PDE4 Inhibitors in Treatment of Plaque Psoriasis - Episode 9
Neal Bhatia, MD, FAAD, discusses the current treatment landscape for patients with chronic plaque psoriasis, focusing specifically on PDE4 inhibitors.
Neal Bhatia, MD, FAAD: Topical and systemic phosphodiesterase-4 [PDE4] inhibitors have been established as being effective in psoriasis for many years now. We’ve had good use with oral apremilast in the market for many years. We also now have the advent of the topical roflumilast cream, which is 0.3%—it’s been studied once daily for 8 weeks and in a couple of different trials for psoriasis—most recently approved to the market. This is all based on phase 3 data that’s been conducted at 40 different centers in a first trial called DERMIS-1 [and at] 39 centers in [a second trial called] DERMIS-2, so it’s pretty exciting where these fit. Mechanistically, if you look at what phosphodiesterase-4 does, it basically inhibits the enzyme that converts phosphorylation of AMP [antimicrobial peptides and proteins] so that that phosphorus can be donated to serve other enzymatic functions or other cytokine activations. The point of it, both in psoriasis and in other applications such as atopic dermatitis, is to slow down the progression of cytokine activation as well as cytokine propagation with the inhibition of that donation of phosphorus from what phosphodiesterase-4 does as an enzyme. For example, in the application of a cream, just like with the systemic agent, the delivery is not based on impacting cells or direct inhibition of cytokines. It’s more the understanding that the conversion of cytokines can be inhibited, which, in that broad brush, will slow down the inflammatory cascade that will make inflammation potentially worse in psoriasis. Working on the Th17 and Th1 sides will have a lot of impact from the inhibition of some of those cytokines and is the result of the enzymatic change, not direct targeted blockade.

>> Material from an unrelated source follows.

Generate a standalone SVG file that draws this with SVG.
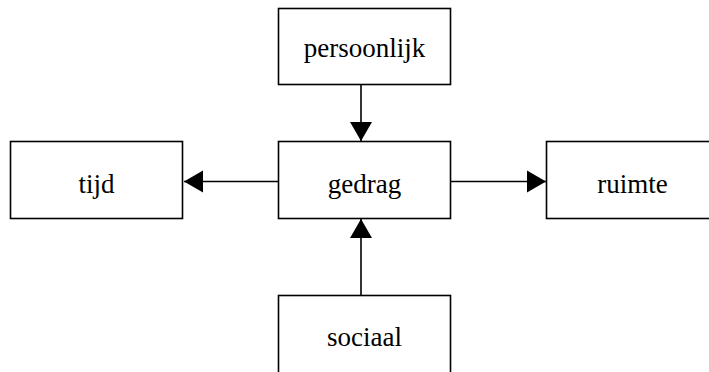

We’ve had dermatology and apremilast systemically, we’ve had crisaborole for atopic dermatitis, and we’ve had other applications of phosphodiesterase-4 inhibition in many other disease states outside of dermatology. What’s unique about roflumilast is not only the efficacy and the binding of the molecule to the enzyme, but also its impact and specificity of inhibition of certain cytokine-based profiles that result from that phosphodiesterase-4 inhibition. The concept that roflumilast can be a potent inhibitor comes back to many different aspects of roflumilast as a molecule. What’s interesting about some of the studies is that roflumilast was looked at for many indications, such as atopic dermatitis and seborrheic dermatitis because of its impact on the inflammatory cascades. In the DERMIS studies, the idea is that we’re looking at the concept of the inhibition of the propagation of psoriasis, based on the binding as well as the impact on inhibiting phosphorylation of the cytokines on the Th17 side. When we look at once-a-day application, we know we’re looking at a sustained impact rather than twice a day, which might have a more sprint effect; that might also have some potential for slowing down or being less specific. I think what we’re also seeing with roflumilast, especially in terms of the efficacy measures from the trials, is it has a lot of potential for long-term benefit because it’s not going to thin the skin like a steroid, nor is it going to cause some of the other potential adverse outcomes like we’ve seen with other topical agents over the long term.